Фердинанд оставил дочь-наследницу, Изабеллу П, чистое, невинное создание. С политической точки зрения она обладала одним недостатком — ей было всего три года. Так что сначала Испанией правили два регента: ее мать, Мария Кристина де Бурбон, и фаворит Марии Кристины, либерально настроенный генерал Хоакин Эспартеро Бальдомеро. Семь лет его регентства (1833–1840) изменили политику Испании. «Мы думали, что коронуем королеву, — писал хитроумный Мариано Хосе де Лара в 1836 году, — а на самом деле начинали революцию».

Либеральную революцию. И это не понравилось брату покойного короля, Карлосу Марии Исидро де Бурбону, который был столь же отъявленным реакционером, как и Фердинанд. Испанией, считал Карлос и его сторонники, не может управлять женщина, не говоря уже о маленькой девочке. Он потребовал себе трон. Вокруг него сплотились сторонники, ультрароялисты всех мастей, от крестьян до аристократов. И в 1833 году разразился столь непримиримый спор о легитимности наследования трона Бурбонов, что страсти кипели во всей Каталонии, Наварре и Стране басков семь лет.

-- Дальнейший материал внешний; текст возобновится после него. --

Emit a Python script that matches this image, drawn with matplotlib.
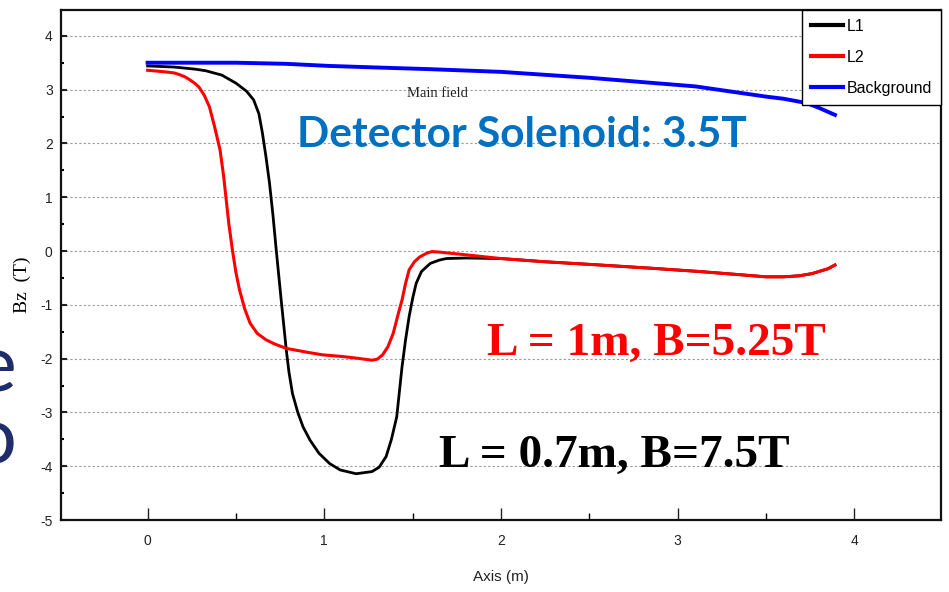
import matplotlib
matplotlib.use('Agg')
import matplotlib.pyplot as plt
from matplotlib.ticker import MultipleLocator

plt.rcParams['axes.unicode_minus'] = False

# ---------------- data ----------------
l1_x = [0.0, 0.15, 0.27, 0.33, 0.42, 0.50, 0.56, 0.60, 0.63, 0.65, 0.67, 0.69, 0.71, 0.728,
        0.756, 0.785, 0.80, 0.82, 0.85, 0.88, 0.92, 0.97, 1.03, 1.09, 1.18, 1.27, 1.31,
        1.35, 1.38, 1.41, 1.44, 1.46, 1.48, 1.50, 1.52, 1.55, 1.60, 1.65, 1.69, 1.80,
        2.00, 2.25, 2.56, 2.85, 3.12, 3.35, 3.50, 3.60, 3.69, 3.76, 3.80, 3.85, 3.89]
l1_y = [3.44, 3.42, 3.38, 3.35, 3.27, 3.12, 2.97, 2.81, 2.55, 2.19, 1.75, 1.26, 0.65, 0.02,
        -0.91, -1.84, -2.25, -2.65, -3.00, -3.27, -3.52, -3.76, -3.95, -4.07, -4.14, -4.10, -4.02,
        -3.82, -3.50, -3.08, -2.15, -1.65, -1.22, -0.88, -0.60, -0.38, -0.23, -0.17, -0.14, -0.13,
        -0.14, -0.20, -0.26, -0.32, -0.38, -0.44, -0.48, -0.48, -0.46, -0.42, -0.38, -0.33, -0.26]

l2_x = [0.0, 0.10, 0.15, 0.18, 0.21, 0.24, 0.27, 0.29, 0.32, 0.35, 0.38, 0.41, 0.43, 0.445, 0.46, 0.48,
        0.50, 0.52, 0.55, 0.58, 0.62, 0.67, 0.72, 0.785, 0.90, 0.99, 1.10, 1.18, 1.27,
        1.30, 1.33, 1.36, 1.39, 1.42, 1.44, 1.46, 1.48, 1.51, 1.54, 1.58, 1.61, 1.65,
        1.77, 2.00, 2.25, 2.56, 2.85, 3.12, 3.35, 3.50, 3.60, 3.69, 3.76, 3.80, 3.85, 3.89]
l2_y = [3.36, 3.33, 3.31, 3.28, 3.24, 3.18, 3.11, 3.05, 2.90, 2.68, 2.30, 1.88, 1.40, 0.95, 0.50, 0.02,
        -0.40, -0.72, -1.08, -1.34, -1.53, -1.65, -1.73, -1.81, -1.88, -1.93, -1.96, -1.99, -2.03,
        -2.01, -1.93, -1.78, -1.53, -1.15, -0.91, -0.60, -0.35, -0.20, -0.11, -0.04, -0.01, -0.02,
        -0.06, -0.14, -0.20, -0.26, -0.32, -0.38, -0.44, -0.48, -0.48, -0.46, -0.42, -0.38, -0.33, -0.26]

bg_x = [0.0, 0.50, 0.78, 1.03, 1.31, 1.60, 2.00, 2.50, 3.10, 3.50, 3.60, 3.73, 3.80, 3.89]
bg_y = [3.50, 3.50, 3.48, 3.44, 3.41, 3.38, 3.33, 3.22, 3.06, 2.87, 2.83, 2.75, 2.66, 2.53]

series_names = ["L1", "L2", "Background"]
series_colors = ["#000000", "#ff0000", "#0000ff"]

x_ticks = [0, 1, 2, 3, 4]
y_ticks = [4, 3, 2, 1, 0, -1, -2, -3, -4, -5]

# ---------------- figure ----------------
W, H = 949, 592
fig = plt.figure(figsize=(W / 100, H / 100), dpi=100)
ax = fig.add_axes([61 / W, 1 - 520 / H, (941 - 61) / W, (520 - 10) / H])

narrow = ['Liberation Sans Narrow', 'Liberation Sans', 'DejaVu Sans']

ax.plot(l1_x, l1_y, color=series_colors[0], lw=2.0, label=series_names[0], solid_joinstyle='round')
ax.plot(l2_x, l2_y, color=series_colors[1], lw=2.2, label=series_names[1], solid_joinstyle='round')
ax.plot(bg_x, bg_y, color=series_colors[2], lw=2.8, label=series_names[2], solid_joinstyle='round')

ax.set_xlim(-0.49, 4.49)
ax.set_ylim(-5, 4.48)
ax.set_xticks(x_ticks)
ax.set_yticks(y_ticks)
ax.xaxis.set_minor_locator(MultipleLocator(0.5))
ax.yaxis.set_minor_locator(MultipleLocator(0.5))
ax.tick_params(axis='x', which='major', direction='in', length=9, width=1, pad=10, colors='#222222')
ax.tick_params(axis='x', which='minor', direction='in', length=5, width=1)
ax.tick_params(axis='y', which='major', direction='in', length=4, width=1.5, pad=6, colors='#222222')
ax.tick_params(axis='y', which='minor', direction='in', length=2.5, width=1.5)
for lab in ax.get_xticklabels() + ax.get_yticklabels():
    lab.set_family(narrow)
    lab.set_fontsize(10)

ax.yaxis.grid(True, which='major', linestyle=(0, (2, 2)), color='#9a9a9a', lw=0.8)
ax.set_axisbelow(True)
for s in ax.spines.values():
    s.set_linewidth(1.6)
    s.set_color('#111111')

ax.set_xlabel('Axis (m)', family=narrow, fontsize=11, labelpad=16, color='#222222')
ax.set_ylabel('Bz  (T)', family=['Liberation Serif', 'DejaVu Serif'], fontsize=14)
ax.yaxis.set_label_coords(-30 / 880, (520 - 285) / 510)

leg = ax.legend(loc='upper right', bbox_to_anchor=(1.0, 1.0), borderaxespad=0,
                prop={'family': narrow, 'size': 11.5}, frameon=True, fancybox=False,
                edgecolor='#000000', framealpha=1, handlelength=2.0, handletextpad=0.25,
                labelspacing=1.0, borderpad=0.55)
leg.get_frame().set_linewidth(1.0)
for h in leg.get_lines():
    h.set_linewidth(3.0)


def px(x, y):
    return x / W, 1 - y / H


fig.text(*px(437, 97), 'Main field', family=['Liberation Serif', 'DejaVu Serif'],
         fontsize=10.5, ha='center', va='baseline', color='#222222')
fig.text(*px(522, 147), 'Detector Solenoid: 3.5T', family=['Lato', 'DejaVu Sans'],
         fontweight='bold', fontsize=30.5, ha='center', va='baseline', color='#0070C0')
fig.text(*px(656, 355), 'L = 1m, B=5.25T', family=['Liberation Serif', 'DejaVu Serif'],
         fontweight='bold', fontsize=34, ha='center', va='baseline', color='#ff0000')
fig.text(*px(614, 467), 'L = 0.7m, B=7.5T', family=['Liberation Serif', 'DejaVu Serif'],
         fontweight='bold', fontsize=34, ha='center', va='baseline', color='#000000')

# cut-off slide text at the left edge (it is cut off in the original slide too)
fig.text(*px(16, 392), 'e', family=['Lato', 'DejaVu Sans'], fontsize=57,
         ha='right', va='baseline', color='#1F2D6B')
fig.text(*px(17, 463), 'o', family=['Lato', 'DejaVu Sans'], fontsize=57,
         ha='right', va='baseline', color='#1F2D6B')

fig.savefig('out.png', dpi=100)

Поддерживаемые и подстрекаемые церковью, карлисты жаждали возвращения к абсолютной мужской монархии под девизом «Religio, rei i furs» — под словом furs подразумеваются традиционные права сельской Каталонии, древние законы деревень и долин. Карлизм коренился в сельской местности. Как и повстанцев 1820-х годов, карлистов можно было опознать по тому, против чего они выступали. Против либералов любого толка и всякого рода новшеств, включая новые технологии. У карлистов не было последователей в Барселоне, и в других каталонских городах их тоже было немного, но в горах они вели яростную партизанскую войну, возрождая ужасы наполеоновских войн: тактика выжженной земли, террор, расправы с мирными жителями, расстрелы заложников. Так как все, связанное с промышленностью, стало символом городского либерализма, карлисты разрушали любую фабрику вне стен Барселоны. Тем временем всё больше крестьян — беженцев с ферм и из деревень, которые стали полями сражений — стекались в Барселону в поисках работы.


Антикарлистский эстамп, 1835 г.


В Барселоне они находили убежище и приют. В 1832 году Фердинанд заменил презираемого всеми графа Испанского на посту генерал-капитана Каталонии более умеренным (и, прежде всего, клинически здоровым) генералом Мануэлем де Лаудером. Лаудер был каталонцем, он родился в Матаро, сражался за абсолютизм Бурбонов против французов. Но генерал хорошо знал особенности Каталонии, и хотя он не был либералом, его назначение радостно приветствовали на улицах Барселоны. Однако перед Лаудером стояла почти невыполнимая задача: ему предстояло разбить карлистов в стране, набрав либеральную армию, для чего надо было разослать по городу агитаторов. В борьбе с карлистами Лаудер достиг определенного успеха, хотя его армия все же оставалась слишком маленькой (двадцать тысяч рекрутов) и плохо вооруженной, чтобы покончить с ними. Крайне левым он предложил чересчур мало и чересчур поздно. Но с деловыми людьми, крупными и помельче, Лаудер добился выдающихся успехов. Его режим обеспечил стабильность и порядок, без которых бизнес процветать не может. Промышленные предприятия не работают хорошо ни при тирании и деспотизме, ни при беспорядках и анархии. Лаудер замостил дорогу к победе умеренной буржуазии в Барселоне. Но толпа, экстремисты-либералы, exaltats (возбужденные), не желавшие ничего другого, кроме как строгого исполнения конституции 1812 года, были недовольны. Более того, возрождение Лаудером ополчения имело самые непредсказуемые последствия. Ополчение приняло сторону экстремистов. Три года правления Лаудера этот блок сеял в городе смуту и рознь.


Прокарлистский эстамп, 1874 г.


Лето 1835 года ознаменовалось внезапной вспышкой антиклерикализма на улицах Барселоны. Революционная толпа, воспламененная либеральными агитаторами, стала жечь монастыри, и начался кошмар, равного которому не было вплоть до «Трагической недели» 1909 года. Волна поджогов пошла из города Реус, там они начались в отместку за убийство нескольких либералов бандой карлистов. Эта «эпидемия» быстро распространялась по сельской местности. Были разрушены, наряду с другими зданиями, цистерианское аббатство Поблет, бенедиктинский монастырь Сант-Кугат дель Валлес, картузианские монастыри Скала Деи и Монталегре. Пожары бушевали по всей Барселоне, разрушая храмы и религиозные сооружения, среди которых, что особенно трагично, была церковь XIII века и монастырь в Карме — здание, которое по архитектурной значимости соперничало с СантаМария дель Мар. Городской фольклор приписывал ярость толпы разочарованию от неудачного боя быков.